Innovation Actby Representative Suzanne Bonamici
Posted on 2013-12-12
in the house of representatives
Thursday, December 12, 2013
The House in Committee of the Whole House on the state of
the Union had under consideration the bill (H.R. 3309) to
amend title 35, United States Code, and the Leahy-Smith
America Invents Act to make improvements and technical
corrections, and for other purposes:
Ms. BONAMICI. Mr. Chairman, I rise today to express my support for
the Innovation Act, H.R. 3309, but also to note my concerns about
provisions of the bill that could undermine patent holders or make it
more difficult for them to assert their rights. I hope a conference
committee or the Senate will address and resolve these issues before
the bill reaches the President's desk.
Patent litigation reform is important and necessary. Over the last few decades we have seen the rise of entities that are created to make profits by extracting payments from small businesses through the assertion of vague allegations of patent infringement. These so-called ``patent trolls,'' also known as ``patent assertion entities'' (PAEs) buy patents on products they didn't invent and don't manufacture and then threaten and sue innovators who are actually contributing to our economy and creating jobs.

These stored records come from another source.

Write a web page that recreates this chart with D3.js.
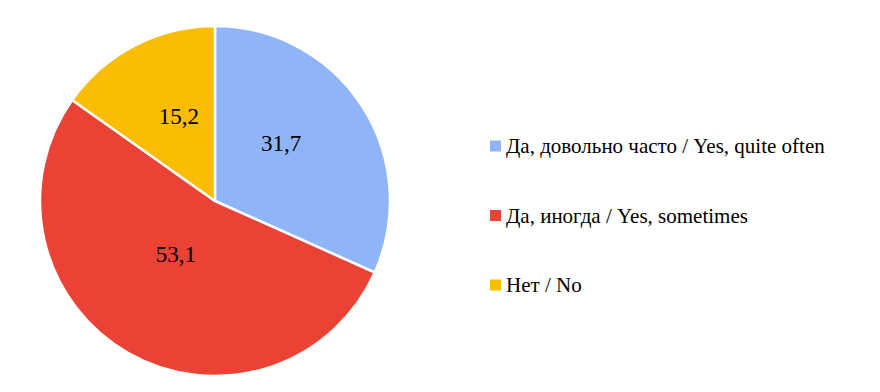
<!DOCTYPE html>
<html><head><meta charset="utf-8"><script src="https://cdn.jsdelivr.net/npm/d3@7"></script>
<style>
  svg text { font-family: "Liberation Serif" !important; }
</style>
</head>
<body style="margin:0">
<script>
const categories = ["Да, довольно часто / Yes, quite often", "Да, иногда / Yes, sometimes", "Нет / No"];
const values = [31.7, 53.1, 15.2];
const colors = ["#8fb4f8", "#ea4335", "#fbbc04"];

const width = 880, height = 392;
const cx = 215, cy = 201, radius = 175;
const font = '"Liberation Serif"';

const svg = d3.select("body")
  .append("svg")
  .attr("width", width)
  .attr("height", height)
  .attr("font-family", "Liberation Serif");

const pie = d3.pie().sort(null).value(d => d.value);
const arcs = pie(categories.map((c, i) => ({ name: c, value: values[i], color: colors[i] })));

const arc = d3.arc().innerRadius(0).outerRadius(radius);
const labelArc = d3.arc().innerRadius(radius * 0.45).outerRadius(radius * 0.45);

const g = svg.append("g").attr("transform", `translate(${cx}, ${cy})`);

g.selectAll("path")
  .data(arcs)
  .join("path")
  .attr("d", arc)
  .attr("fill", d => d.data.color)
  .attr("stroke", "#fff")
  .attr("stroke-width", 2.5)
  .attr("stroke-linejoin", "round");

// labels sit a bit above the centroid, like the original
g.selectAll(".val")
  .data(arcs)
  .join("text")
  .attr("class", "val")
  .attr("x", d => labelArc.centroid(d)[0])
  .attr("y", d => labelArc.centroid(d)[1] - 15)
  .attr("text-anchor", "middle")
  .attr("dy", "0.35em")
  .style("font-family", font, "important")
  .style("font-size", "23px")
  .text(d => String(d.data.value).replace(".", ","));

// legend
const legendY = d3.scalePoint().domain(categories).range([146, 285]);

svg.selectAll(".swatch")
  .data(categories)
  .join("rect")
  .attr("class", "swatch")
  .attr("x", 490)
  .attr("y", d => legendY(d) - 5.5)
  .attr("width", 11)
  .attr("height", 11)
  .attr("fill", (d, i) => colors[i]);

svg.selectAll(".lbl")
  .data(categories)
  .join("text")
  .attr("class", "lbl")
  .attr("x", 506)
  .attr("y", d => legendY(d))
  .attr("dy", "0.35em")
  .style("font-family", font, "important")
  .style("font-size", "21px")
  .text(d => d);
</script></body></html>
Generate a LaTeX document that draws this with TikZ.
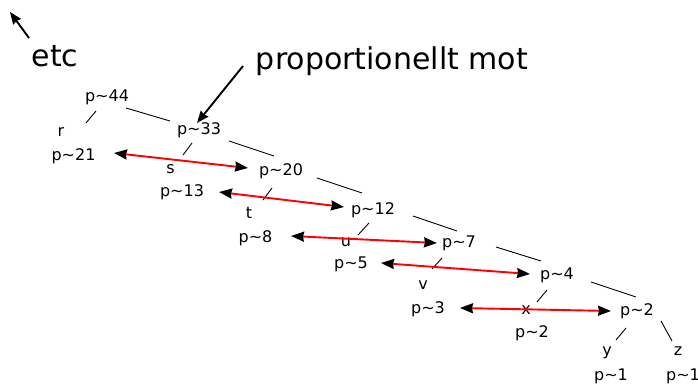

This scheme preys on the unwillingness or inability of small businesses to fight expensive lawsuits in court. PAEs know they can simply send a demand letter including a threat to sue, and regardless of the validity of the claim, a small business more often than not will pay the PAE to make the lawsuit or potential lawsuit go away. Often there is no examination of the validity of the patent or the claim. In fact, in many cases, the business never knows who is threatening or the nature of the alleged infringement. By some estimates this practice is costing American companies $29 billion each year. Something needs to be done.
This bill takes important steps to protect the rights of entrepreneurs and small businesses if litigation is filed or threatened. The Innovation Act introduces a heightened pleading standard that requires patent holders to identify specifically the patent claims they are asserting and the product or process they allege infringes upon it. They also must identify those who have financial interests in the asserted patent. Importantly, the bill also limits expensive discovery before the court determines the scope of a disputed patent claim. And where the claim is against an end user of the technology, the bill would stay those proceedings in most instances where there is an ongoing action against the customer's supplier. I am quite concerned, however, that other provisions of this bill have the potential to impede legitimate patent holders from enforcing their rights and expose nonprofit organizations and research universities to unnecessary risk.
First, the fee-shifting provisions make it significantly less likely that an individual inventor or a small business would be able to assert a legitimate patent against an infringer. Patent suits are expensive, and in our American system parties are responsible for their own costs. In recognition of this, attorneys often take cases on a contingency fee basis and get paid a portion of the recovery only if they win. If plaintiffs and their attorneys now have to factor in the risk that they may need to pay not only their own costs and fees but also the costs and fees of the other party, they will be much less likely to assert legitimate enforcement claims. This provision is purported to stop frivolous lawsuits, but it does more than that--it equates a loss with a lack of merit. There are many reasons why a party may have a genuine dispute regarding law and fact and still lose the case; that does not mean that the case was frivolous. This bill creates a presumption of fee shifting, limits judicial discretion, and sets litigation reform on the wrong path.
Second, the joinder provisions in the Innovation Act could allow nonprofit organizations and research universities to be forcibly joined into a case against a downstream user. The purpose of the joinder provision is laudable--to ensure that a troll that loses a patent case cannot hide behind shell companies or other complicated corporate structures to avoid paying a judgment. In such a case it would allow the prevailing party to join another entity that has an economic interest in the patent. But the provision is overbroad. Nonprofit organizations and research universities often spend a great deal of time and effort on research and development; as a result, they frequently hold patents and license them for commercial use. Under this bill, a research university like Oregon State or Portland State could be joined in a lawsuit and forced to pay the judgment of a losing party if that party can't or won't pay. That isn't fair and it could potentially nullify state law. This provision must be narrowed before it goes to the President's desk.
Finally, there are a handful of amendments that would make this bill stronger and I regret that the House has not adopted them. The automatic stay provisions would be stronger if limited to small businesses only, as the Jackson-Lee amendment would do. Likewise, the Watt amendment would mitigate some of the concerns with the fee- shifting provisions by allowing judges to consider whether a prevailing party acted in bad faith or unnecessarily delayed the proceedings when making a fee award. And the Conyers-Watt substitute amendment represents a far better path overall for reducing patent troll litigation without advancing reforms hostile to legitimate plaintiffs.
Mr. Chairman, patent trolls are a problem for small businesses and tech startups in my district and across the country. Their business model is to sue the job creators and [[Page E1846]] innovators who drive our economy forward. I am glad that the House has taken concrete steps to address this problem, and I expect improvements will be made to this bill as it continues through the legislative process.